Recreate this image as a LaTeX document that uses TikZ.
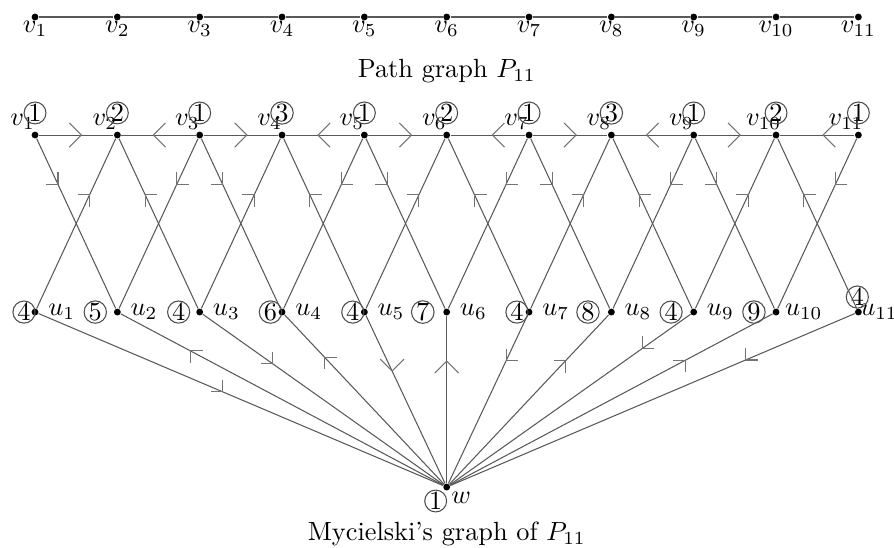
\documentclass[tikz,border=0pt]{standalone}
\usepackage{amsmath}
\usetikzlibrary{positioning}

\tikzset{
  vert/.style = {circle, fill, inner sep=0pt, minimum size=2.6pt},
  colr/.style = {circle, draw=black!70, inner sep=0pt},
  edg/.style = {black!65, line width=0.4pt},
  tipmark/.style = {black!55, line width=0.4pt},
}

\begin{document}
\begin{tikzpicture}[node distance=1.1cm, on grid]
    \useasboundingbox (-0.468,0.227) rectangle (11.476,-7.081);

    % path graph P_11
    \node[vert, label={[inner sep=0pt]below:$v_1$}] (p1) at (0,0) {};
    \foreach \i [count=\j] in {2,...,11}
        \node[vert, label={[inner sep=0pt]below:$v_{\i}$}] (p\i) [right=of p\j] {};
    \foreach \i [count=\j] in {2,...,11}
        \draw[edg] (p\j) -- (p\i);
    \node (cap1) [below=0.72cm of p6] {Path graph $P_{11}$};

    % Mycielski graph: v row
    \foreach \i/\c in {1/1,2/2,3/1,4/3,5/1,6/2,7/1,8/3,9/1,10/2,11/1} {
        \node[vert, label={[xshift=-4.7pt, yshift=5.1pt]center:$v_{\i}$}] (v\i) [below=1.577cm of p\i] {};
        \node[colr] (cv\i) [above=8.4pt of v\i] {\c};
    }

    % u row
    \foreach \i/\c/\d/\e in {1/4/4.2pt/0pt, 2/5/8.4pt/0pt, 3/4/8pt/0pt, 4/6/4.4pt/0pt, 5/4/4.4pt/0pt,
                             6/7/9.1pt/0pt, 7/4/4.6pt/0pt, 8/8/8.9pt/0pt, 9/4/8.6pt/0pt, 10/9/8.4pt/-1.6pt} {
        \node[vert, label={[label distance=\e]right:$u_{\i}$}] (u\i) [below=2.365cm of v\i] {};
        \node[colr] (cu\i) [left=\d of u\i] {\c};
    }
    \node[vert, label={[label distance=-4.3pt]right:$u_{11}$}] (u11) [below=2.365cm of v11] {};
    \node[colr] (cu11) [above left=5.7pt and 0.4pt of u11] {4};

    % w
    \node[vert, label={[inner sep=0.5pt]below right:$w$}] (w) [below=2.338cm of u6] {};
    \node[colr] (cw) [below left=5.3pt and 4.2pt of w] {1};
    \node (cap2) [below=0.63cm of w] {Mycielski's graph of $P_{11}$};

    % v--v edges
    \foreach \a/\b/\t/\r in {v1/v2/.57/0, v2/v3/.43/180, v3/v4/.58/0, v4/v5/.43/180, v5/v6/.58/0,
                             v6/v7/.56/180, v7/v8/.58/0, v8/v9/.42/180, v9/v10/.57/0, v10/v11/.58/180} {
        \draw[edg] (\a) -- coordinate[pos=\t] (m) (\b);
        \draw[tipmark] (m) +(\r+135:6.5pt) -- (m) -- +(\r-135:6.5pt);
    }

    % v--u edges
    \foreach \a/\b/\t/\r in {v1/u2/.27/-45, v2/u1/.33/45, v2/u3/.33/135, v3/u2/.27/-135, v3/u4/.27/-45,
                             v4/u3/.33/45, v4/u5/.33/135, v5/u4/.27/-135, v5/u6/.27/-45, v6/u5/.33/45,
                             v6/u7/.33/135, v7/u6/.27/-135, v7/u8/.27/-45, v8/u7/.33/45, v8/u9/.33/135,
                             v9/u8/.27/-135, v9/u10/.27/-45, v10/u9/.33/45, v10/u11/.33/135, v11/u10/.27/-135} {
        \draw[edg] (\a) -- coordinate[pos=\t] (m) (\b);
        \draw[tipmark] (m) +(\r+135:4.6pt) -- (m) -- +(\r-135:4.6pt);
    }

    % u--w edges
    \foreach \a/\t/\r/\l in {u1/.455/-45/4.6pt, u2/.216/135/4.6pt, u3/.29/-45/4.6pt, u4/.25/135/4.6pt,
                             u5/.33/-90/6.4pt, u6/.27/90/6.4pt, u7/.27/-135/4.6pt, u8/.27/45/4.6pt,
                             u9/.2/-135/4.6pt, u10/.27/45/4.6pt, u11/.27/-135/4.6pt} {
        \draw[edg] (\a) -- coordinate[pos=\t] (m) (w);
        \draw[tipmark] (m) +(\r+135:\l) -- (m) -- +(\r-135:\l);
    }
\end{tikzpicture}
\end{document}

------------------------------------------------------------------------

◆ STATED PROBLEM ◆
Pictures stay out. Repeat only the lines from the beginning of the data through the line that has "(cu11) [above left=5.7pt".

◆ TASK ANSWER ◆
Recreate this image as a LaTeX document that uses TikZ.
\documentclass[tikz,border=0pt]{standalone}
\usepackage{amsmath}
\usetikzlibrary{positioning}

\tikzset{
  vert/.style = {circle, fill, inner sep=0pt, minimum size=2.6pt},
  colr/.style = {circle, draw=black!70, inner sep=0pt},
  edg/.style = {black!65, line width=0.4pt},
  tipmark/.style = {black!55, line width=0.4pt},
}

\begin{document}
\begin{tikzpicture}[node distance=1.1cm, on grid]
    \useasboundingbox (-0.468,0.227) rectangle (11.476,-7.081);

    % path graph P_11
    \node[vert, label={[inner sep=0pt]below:$v_1$}] (p1) at (0,0) {};
    \foreach \i [count=\j] in {2,...,11}
        \node[vert, label={[inner sep=0pt]below:$v_{\i}$}] (p\i) [right=of p\j] {};
    \foreach \i [count=\j] in {2,...,11}
        \draw[edg] (p\j) -- (p\i);
    \node (cap1) [below=0.72cm of p6] {Path graph $P_{11}$};

    % Mycielski graph: v row
    \foreach \i/\c in {1/1,2/2,3/1,4/3,5/1,6/2,7/1,8/3,9/1,10/2,11/1} {
        \node[vert, label={[xshift=-4.7pt, yshift=5.1pt]center:$v_{\i}$}] (v\i) [below=1.577cm of p\i] {};
        \node[colr] (cv\i) [above=8.4pt of v\i] {\c};
    }

    % u row
    \foreach \i/\c/\d/\e in {1/4/4.2pt/0pt, 2/5/8.4pt/0pt, 3/4/8pt/0pt, 4/6/4.4pt/0pt, 5/4/4.4pt/0pt,
                             6/7/9.1pt/0pt, 7/4/4.6pt/0pt, 8/8/8.9pt/0pt, 9/4/8.6pt/0pt, 10/9/8.4pt/-1.6pt} {
        \node[vert, label={[label distance=\e]right:$u_{\i}$}] (u\i) [below=2.365cm of v\i] {};
        \node[colr] (cu\i) [left=\d of u\i] {\c};
    }
    \node[vert, label={[label distance=-4.3pt]right:$u_{11}$}] (u11) [below=2.365cm of v11] {};
    \node[colr] (cu11) [above left=5.7pt and 0.4pt of u11] {4};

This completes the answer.